**Materials provided:**
- - - -
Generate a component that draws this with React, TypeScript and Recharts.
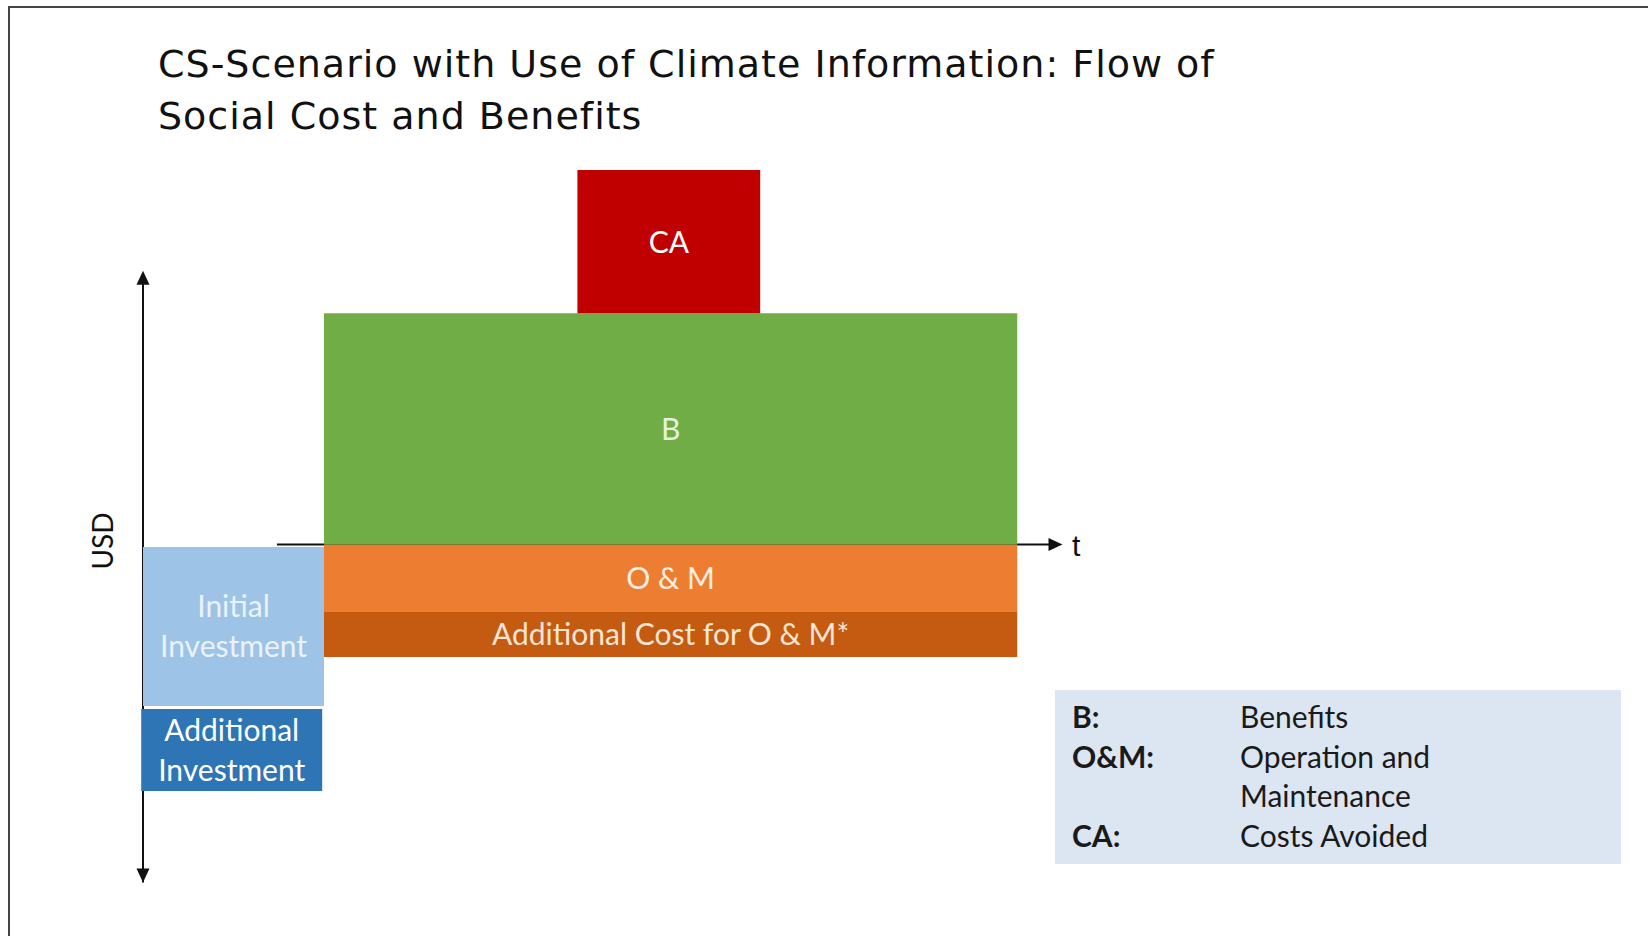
import { ComposedChart, XAxis, YAxis, ReferenceArea, ReferenceLine } from 'recharts'

// blocks of the cash flow diagram (t in periods, values in USD units)
const blockNames = ['Initial Investment', 'Additional Investment', 'O & M', 'Additional Cost for O & M*', 'B', 'CA']
const blockLabels = [['Initial', 'Investment'], ['Additional', 'Investment'], ['O & M'], ['Additional Cost for O & M*'], ['B'], ['CA']]
const tStart = [0, -0.01, 1, 1, 1, 2.4]
const tEnd = [1, 0.99, 4.83, 4.83, 4.83, 3.41]
const usdLow = [-7.02, -10.72, -2.93, -4.89, 0, 10.05]
const usdHigh = [-0.11, -7.15, 0, -2.93, 10.05, 16.28]

const legendKeys = ['B:', 'O&M:', '', 'CA:']
const legendText = ['Benefits', 'Operation and', 'Maintenance', 'Costs Avoided']

const titleLines = ['CS-Scenario with Use of Climate Information: Flow of', 'Social Cost and Benefits']

const blockFill: Record<string, string> = {
  'Initial Investment': '#9dc3e6',
  'Additional Investment': '#2e75b6',
  'O & M': '#ed7d31',
  'Additional Cost for O & M*': '#c55a11',
  B: '#70ad47',
  CA: '#c00000',
}
const blockText: Record<string, string> = {
  'Initial Investment': '#eaf2fb',
  'Additional Investment': '#ffffff',
  'O & M': '#fdeee3',
  'Additional Cost for O & M*': '#fbe5d6',
  B: '#e6f2de',
  CA: '#ffffff',
}

const W = 1648
const H = 936
const T_PX = 181
const T_ORIGIN = 143
const USD_PX = 23
const USD_ZERO = 544.5
const tDomain: [number, number] = [-0.2, 5.1]
const usdDomain: [number, number] = [-15, 16.5]

const margin = {
  left: T_ORIGIN + tDomain[0] * T_PX,
  right: W - (T_ORIGIN + tDomain[1] * T_PX),
  top: USD_ZERO - usdDomain[1] * USD_PX,
  bottom: H - (USD_ZERO - usdDomain[0] * USD_PX),
}

const sans = 'Lato, "Open Sans", sans-serif'

function Arrow(props: any) {
  const { x1, y1, x2, y2, both } = props
  const dx = x2 - x1
  const dy = y2 - y1
  const len = Math.sqrt(dx * dx + dy * dy)
  const ux = dx / len
  const uy = dy / len
  const head = (px: number, py: number, dirx: number, diry: number) => {
    const bx = px - dirx * 14
    const by = py - diry * 14
    const nx = -diry * 6.5
    const ny = dirx * 6.5
    return `${px},${py} ${bx + nx},${by + ny} ${bx - nx},${by - ny}`
  }
  return (
    <g>
      <line x1={x1} y1={y1} x2={x2 - ux * 10} y2={y2 - uy * 10} stroke="#111" strokeWidth={2} />
      <polygon points={head(x2, y2, ux, uy)} fill="#111" />
      {both && <polygon points={head(x1, y1, -ux, -uy)} fill="#111" />}
    </g>
  )
}

function BoxLabel(props: any) {
  const { viewBox, lines, color } = props
  if (!viewBox) return null
  const { x, y, width, height } = viewBox
  const cx = x + width / 2
  const cy = y + height / 2
  const lh = 40
  return (
    <text textAnchor="middle" fill={color} fontFamily={sans} fontSize={30}>
      {lines.map((l: string, i: number) => (
        <tspan key={i} x={cx} y={cy + 11 + (i - (lines.length - 1) / 2) * lh}>
          {l}
        </tspan>
      ))}
    </text>
  )
}

export default function App() {
  return (
    <div style={{ position: 'absolute', left: 0, top: 0, width: W, height: H, background: '#fff', overflow: 'hidden' }}>
      <div
        style={{
          position: 'absolute',
          left: 8,
          top: 6,
          width: W,
          height: H,
          borderTop: '2px solid #444',
          borderLeft: '2px solid #444',
        }}
      />
      <div style={{ position: 'absolute', left: 0, top: 0 }}>
        <ComposedChart width={W} height={H} margin={margin}>
          <XAxis type="number" dataKey="t" domain={tDomain} allowDataOverflow hide />
          <YAxis type="number" domain={usdDomain} allowDataOverflow hide />
          <ReferenceLine
            segment={[{ x: 0, y: -14.7 }, { x: 0, y: 11.9 }]}
            zIndex={50}
            shape={(p: any) => <Arrow {...p} both />}
          />
          <ReferenceLine
            segment={[{ x: 0.74, y: 0 }, { x: 5.08, y: 0 }]}
            zIndex={50}
            shape={(p: any) => <Arrow {...p} />}
          />
          {blockNames.map((name, i) => (
            <ReferenceArea
              key={name}
              x1={tStart[i]}
              x2={tEnd[i]}
              y1={usdLow[i]}
              y2={usdHigh[i]}
              fill={blockFill[name]}
              fillOpacity={1}
              stroke="none"
              ifOverflow="visible"
              zIndex={100}
              label={<BoxLabel lines={blockLabels[i]} color={blockText[name]} />}
            />
          ))}
        </ComposedChart>
      </div>
      <svg width={W} height={H} style={{ position: 'absolute', left: 0, top: 0, pointerEvents: 'none' }}>
        {titleLines.map((line, i) => (
          <text
            key={i}
            x={158}
            y={77 + i * 52}
            fontFamily='"DejaVu Sans", sans-serif'
            fontSize={38}
            letterSpacing={1}
            fill="#111"
          >
            {line}
          </text>
        ))}
        <text transform="translate(113,541) rotate(-90)" textAnchor="middle" fontFamily={sans} fontSize={28} fill="#111">
          USD
        </text>
        <text x={1072} y={556} fontFamily='"Liberation Sans", sans-serif' fontSize={30} fill="#111">
          t
        </text>
        <rect x={1055} y={690} width={566} height={174} fill="#dce6f2" />
        {legendText.map((txt, i) => (
          <g key={i} fontFamily={sans} fontSize={30} fill="#1a1a1a">
            <text x={1072} y={728 + i * 39.5} fontWeight={700}>
              {legendKeys[i]}
            </text>
            <text x={1240} y={728 + i * 39.5}>
              {txt}
            </text>
          </g>
        ))}
      </svg>
    </div>
  )
}
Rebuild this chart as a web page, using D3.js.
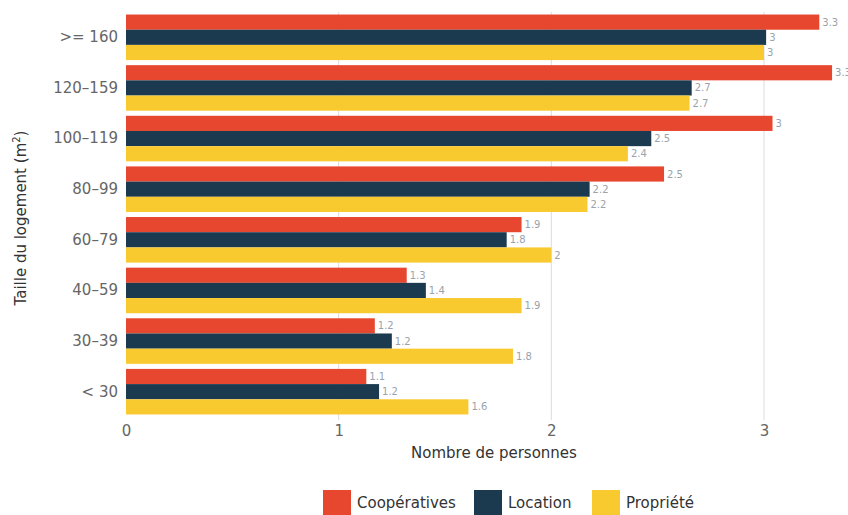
<!DOCTYPE html>
<html>
<head>
<meta charset="utf-8">
<script src="https://cdn.jsdelivr.net/npm/d3@7"></script>
<style>
  body { margin: 0; background: #fff; }
  svg { display: block; font-family: "DejaVu Sans", Verdana, sans-serif; }
</style>
</head>
<body>
<svg width="848" height="515"></svg>
<script>
var categories = [">= 160", "120\u2013159", "100\u2013119", "80\u201399", "60\u201379", "40\u201359", "30\u201339", "< 30"];
var series = ["Coop\u00e9ratives", "Location", "Propri\u00e9t\u00e9"];
var colors = ["#e8472f", "#1c3a4f", "#f9ca30"];

// valeurs des barres
var cooperatives = [3.26, 3.32, 3.04, 2.53, 1.86, 1.32, 1.17, 1.13];
var location_ = [3.01, 2.66, 2.47, 2.18, 1.79, 1.41, 1.25, 1.19];
var propriete = [3.0, 2.65, 2.36, 2.17, 2.0, 1.86, 1.82, 1.61];

// libellés affichés à droite des barres
var labCoop = ["3.3", "3.3", "3", "2.5", "1.9", "1.3", "1.2", "1.1"];
var labLoc = ["3", "2.7", "2.5", "2.2", "1.8", "1.4", "1.2", "1.2"];
var labProp = ["3", "2.7", "2.4", "2.2", "2", "1.9", "1.8", "1.6"];

var xTicks = [0, 1, 2, 3];

var values = [cooperatives, location_, propriete];
var labels = [labCoop, labLoc, labProp];

var svg = d3.select("svg");

var x = d3.scaleLinear()
  .domain([0, 3])
  .range([126, 764]);

var y = d3.scaleBand()
  .domain(categories)
  .range([12, 417])
  .paddingInner(0.1)
  .paddingOuter(0.05);

var ySub = d3.scaleBand()
  .domain(series)
  .range([0, y.bandwidth()]);

// grille verticale
svg.append("g")
  .selectAll("line")
  .data(xTicks.slice(1))
  .enter()
  .append("line")
  .attr("x1", function(d) { return x(d); })
  .attr("x2", function(d) { return x(d); })
  .attr("y1", 12)
  .attr("y2", 420)
  .attr("stroke", "#dcdcdc")
  .attr("stroke-width", 1);

// barres
var groups = svg.append("g")
  .selectAll("g")
  .data(categories)
  .enter()
  .append("g")
  .attr("transform", function(d) { return "translate(0," + y(d) + ")"; });

series.forEach(function(s, si) {
  groups.append("rect")
    .attr("x", x(0))
    .attr("y", ySub(s))
    .attr("height", ySub.bandwidth())
    .attr("width", function(d, i) { return x(values[si][i]) - x(0); })
    .attr("fill", colors[si]);

  groups.append("text")
    .attr("x", function(d, i) { return x(values[si][i]) + 3; })
    .attr("y", ySub(s) + ySub.bandwidth() / 2)
    .attr("dy", "0.35em")
    .attr("font-size", 10)
    .attr("fill", "#9aa3ab")
    .text(function(d, i) { return labels[si][i]; });
});

// axe x
var xAxis = d3.axisBottom(x)
  .tickValues(xTicks)
  .tickFormat(d3.format("d"))
  .tickSize(0)
  .tickPadding(3);

svg.append("g")
  .attr("transform", "translate(0,422)")
  .call(xAxis)
  .call(function(g) { g.select(".domain").remove(); })
  .selectAll("text")
  .attr("font-size", 15)
  .attr("fill", "#666")
  .attr("font-family", "DejaVu Sans, Verdana, sans-serif");

// axe y
var yAxis = d3.axisLeft(y)
  .tickSize(0)
  .tickPadding(8);

svg.append("g")
  .attr("transform", "translate(126,0)")
  .call(yAxis)
  .call(function(g) { g.select(".domain").remove(); })
  .selectAll("text")
  .attr("font-size", 15)
  .attr("fill", "#666")
  .attr("font-family", "DejaVu Sans, Verdana, sans-serif");

// titres des axes
svg.append("text")
  .attr("x", 494)
  .attr("y", 458)
  .attr("text-anchor", "middle")
  .attr("font-size", 15)
  .attr("fill", "#333")
  .text("Nombre de personnes");

var yTitle = svg.append("text")
  .attr("transform", "translate(26,218) rotate(-90)")
  .attr("text-anchor", "middle")
  .attr("font-size", 15)
  .attr("fill", "#333");
yTitle.append("tspan").text("Taille du logement  (m");
yTitle.append("tspan").attr("font-size", 10).attr("dy", -6).text("2");
yTitle.append("tspan").attr("dy", 6).text(")");

// légende
var legendX = [323, 474, 592];
var legend = svg.append("g")
  .selectAll("g")
  .data(series)
  .enter()
  .append("g")
  .attr("transform", function(d, i) { return "translate(" + legendX[i] + ",490)"; });

legend.append("rect")
  .attr("width", 28)
  .attr("height", 26)
  .attr("fill", function(d, i) { return colors[i]; });

legend.append("text")
  .attr("x", 34)
  .attr("y", 13)
  .attr("dy", "0.35em")
  .attr("font-size", 15)
  .attr("fill", "#333")
  .text(function(d) { return d; });
</script>
</body>
</html>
- - - -
**Instructions to follow:**
Reproduce the data above word for word from its first line through the line that holds "YAxis, ReferenceArea, ReferenceLine", both ends included; skip pictures.

**Exercise solution:**
Generate a component that draws this with React, TypeScript and Recharts.
import { ComposedChart, XAxis, YAxis, ReferenceArea, ReferenceLine } from 'recharts'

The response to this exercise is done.